▶ _Task instructions_:
Could you repeat, exactly as they stand, the lines between the one with "Clone this chart in Chart.js." and the one with "40, 45, 50];", inclusive, minus the pictures?

▶ _Data provided_:

%%

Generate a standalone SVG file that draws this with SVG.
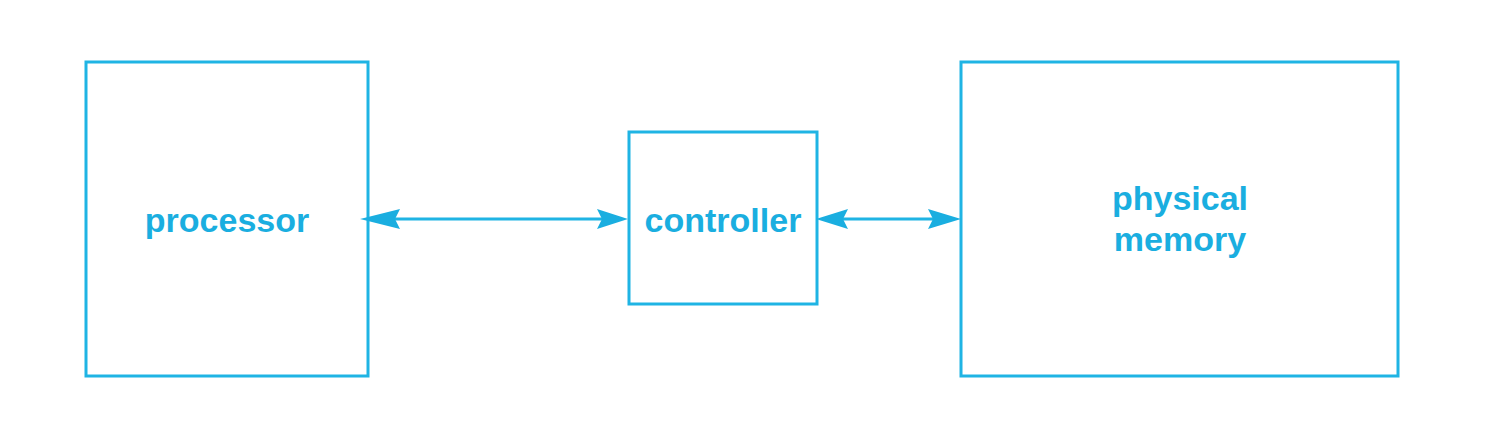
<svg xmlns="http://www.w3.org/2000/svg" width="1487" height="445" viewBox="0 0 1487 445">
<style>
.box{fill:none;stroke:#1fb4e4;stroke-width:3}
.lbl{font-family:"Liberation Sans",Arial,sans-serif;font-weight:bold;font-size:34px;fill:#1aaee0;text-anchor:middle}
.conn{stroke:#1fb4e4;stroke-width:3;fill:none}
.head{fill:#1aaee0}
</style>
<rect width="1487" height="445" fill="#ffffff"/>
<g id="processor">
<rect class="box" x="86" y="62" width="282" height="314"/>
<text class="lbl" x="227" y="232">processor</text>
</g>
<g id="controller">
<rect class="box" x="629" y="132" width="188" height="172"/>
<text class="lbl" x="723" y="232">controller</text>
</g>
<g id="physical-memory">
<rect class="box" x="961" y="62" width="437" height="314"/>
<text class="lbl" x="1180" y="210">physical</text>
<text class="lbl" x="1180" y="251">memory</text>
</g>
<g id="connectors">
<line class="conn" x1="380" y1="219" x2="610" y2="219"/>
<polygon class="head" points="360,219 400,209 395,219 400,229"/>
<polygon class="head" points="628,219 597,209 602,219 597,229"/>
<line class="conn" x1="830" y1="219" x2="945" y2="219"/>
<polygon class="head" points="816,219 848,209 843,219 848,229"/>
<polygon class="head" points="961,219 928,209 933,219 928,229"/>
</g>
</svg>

%%
%%

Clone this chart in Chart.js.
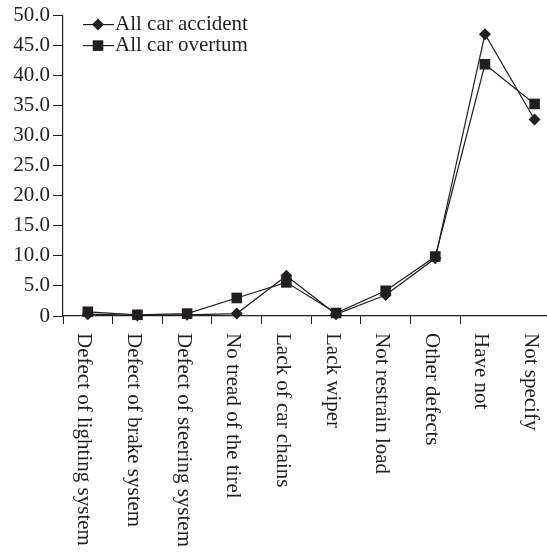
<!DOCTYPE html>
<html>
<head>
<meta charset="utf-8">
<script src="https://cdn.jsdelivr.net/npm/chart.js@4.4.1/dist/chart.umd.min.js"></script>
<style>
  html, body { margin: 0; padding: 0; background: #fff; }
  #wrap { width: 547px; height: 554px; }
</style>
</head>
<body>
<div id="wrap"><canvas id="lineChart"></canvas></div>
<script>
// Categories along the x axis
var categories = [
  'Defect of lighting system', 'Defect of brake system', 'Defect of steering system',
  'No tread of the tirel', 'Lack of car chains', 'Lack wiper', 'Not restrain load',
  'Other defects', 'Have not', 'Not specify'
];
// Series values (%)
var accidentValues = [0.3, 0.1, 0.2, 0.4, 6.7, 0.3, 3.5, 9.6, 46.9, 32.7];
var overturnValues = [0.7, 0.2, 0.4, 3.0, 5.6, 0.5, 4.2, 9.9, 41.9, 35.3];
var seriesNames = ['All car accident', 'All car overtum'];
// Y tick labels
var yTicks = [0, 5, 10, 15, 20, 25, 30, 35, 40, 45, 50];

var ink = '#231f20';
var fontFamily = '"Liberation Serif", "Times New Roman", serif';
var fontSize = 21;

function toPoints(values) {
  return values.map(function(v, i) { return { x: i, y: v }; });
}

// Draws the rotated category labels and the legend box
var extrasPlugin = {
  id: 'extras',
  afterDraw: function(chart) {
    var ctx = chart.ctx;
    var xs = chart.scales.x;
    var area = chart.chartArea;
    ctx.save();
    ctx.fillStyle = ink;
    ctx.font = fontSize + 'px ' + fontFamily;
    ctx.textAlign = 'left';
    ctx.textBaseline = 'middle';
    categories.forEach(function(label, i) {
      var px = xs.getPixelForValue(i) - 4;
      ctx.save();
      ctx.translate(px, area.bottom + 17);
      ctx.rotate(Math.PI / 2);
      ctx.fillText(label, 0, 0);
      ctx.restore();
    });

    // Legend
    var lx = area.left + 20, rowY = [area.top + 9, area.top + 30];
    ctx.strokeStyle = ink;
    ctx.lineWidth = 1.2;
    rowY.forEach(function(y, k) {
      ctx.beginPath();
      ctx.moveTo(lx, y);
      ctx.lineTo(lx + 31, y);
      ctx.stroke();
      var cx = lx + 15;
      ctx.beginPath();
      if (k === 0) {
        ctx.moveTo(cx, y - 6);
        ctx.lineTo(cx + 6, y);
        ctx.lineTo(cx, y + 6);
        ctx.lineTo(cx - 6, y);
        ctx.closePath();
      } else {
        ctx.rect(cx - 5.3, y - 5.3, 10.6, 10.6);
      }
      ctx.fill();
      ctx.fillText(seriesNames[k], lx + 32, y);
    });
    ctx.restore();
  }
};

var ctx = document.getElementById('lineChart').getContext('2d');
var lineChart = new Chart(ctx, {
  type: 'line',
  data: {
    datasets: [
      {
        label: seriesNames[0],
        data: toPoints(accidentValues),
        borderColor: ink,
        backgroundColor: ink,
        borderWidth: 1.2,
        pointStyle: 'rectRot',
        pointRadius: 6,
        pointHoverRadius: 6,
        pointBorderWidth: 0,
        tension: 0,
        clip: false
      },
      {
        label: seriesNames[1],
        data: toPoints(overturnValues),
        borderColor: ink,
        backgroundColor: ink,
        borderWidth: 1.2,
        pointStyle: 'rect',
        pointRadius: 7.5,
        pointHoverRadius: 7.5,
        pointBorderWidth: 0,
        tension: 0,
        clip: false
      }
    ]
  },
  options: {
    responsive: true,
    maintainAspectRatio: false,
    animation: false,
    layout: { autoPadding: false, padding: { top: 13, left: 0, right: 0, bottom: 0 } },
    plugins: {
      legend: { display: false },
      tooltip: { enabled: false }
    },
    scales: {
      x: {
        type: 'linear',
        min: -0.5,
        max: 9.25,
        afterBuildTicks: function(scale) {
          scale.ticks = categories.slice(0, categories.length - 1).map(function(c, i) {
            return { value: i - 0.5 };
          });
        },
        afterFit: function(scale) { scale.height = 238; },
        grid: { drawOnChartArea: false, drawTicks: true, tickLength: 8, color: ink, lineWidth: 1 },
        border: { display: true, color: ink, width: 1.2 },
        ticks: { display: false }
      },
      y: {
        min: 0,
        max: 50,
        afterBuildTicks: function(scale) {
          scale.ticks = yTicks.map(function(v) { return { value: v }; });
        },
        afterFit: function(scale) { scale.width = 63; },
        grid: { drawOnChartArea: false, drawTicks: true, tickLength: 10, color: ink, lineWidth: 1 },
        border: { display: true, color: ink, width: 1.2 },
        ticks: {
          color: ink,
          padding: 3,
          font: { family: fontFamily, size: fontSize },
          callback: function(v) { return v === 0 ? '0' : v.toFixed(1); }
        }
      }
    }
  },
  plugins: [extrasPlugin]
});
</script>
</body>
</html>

%%
%%

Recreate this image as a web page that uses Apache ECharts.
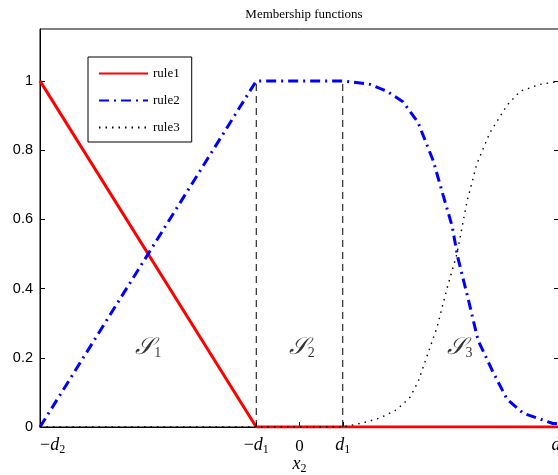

%%

▶ _Solved exercise_:
Clone this chart in Chart.js.
<!DOCTYPE html>
<html>
<head>
<meta charset="utf-8">
<script src="https://cdn.jsdelivr.net/npm/chart.js@4.4.1/dist/chart.umd.min.js"></script>
<style>
  html, body { margin: 0; padding: 0; background: #fff; }
  #wrap { width: 547px; height: 554px; }
</style>
</head>
<body>
<div id="wrap"><canvas id="lineChart"></canvas></div>
<script>
// Categories along the x axis
var categories = [
  'Defect of lighting system', 'Defect of brake system', 'Defect of steering system',
  'No tread of the tirel', 'Lack of car chains', 'Lack wiper', 'Not restrain load',
  'Other defects', 'Have not', 'Not specify'
];
// Series values (%)
var accidentValues = [0.3, 0.1, 0.2, 0.4, 6.7, 0.3, 3.5, 9.6, 46.9, 32.7];
var overturnValues = [0.7, 0.2, 0.4, 3.0, 5.6, 0.5, 4.2, 9.9, 41.9, 35.3];
var seriesNames = ['All car accident', 'All car overtum'];
// Y tick labels
var yTicks = [0, 5, 10, 15, 20, 25, 30, 35, 40, 45, 50];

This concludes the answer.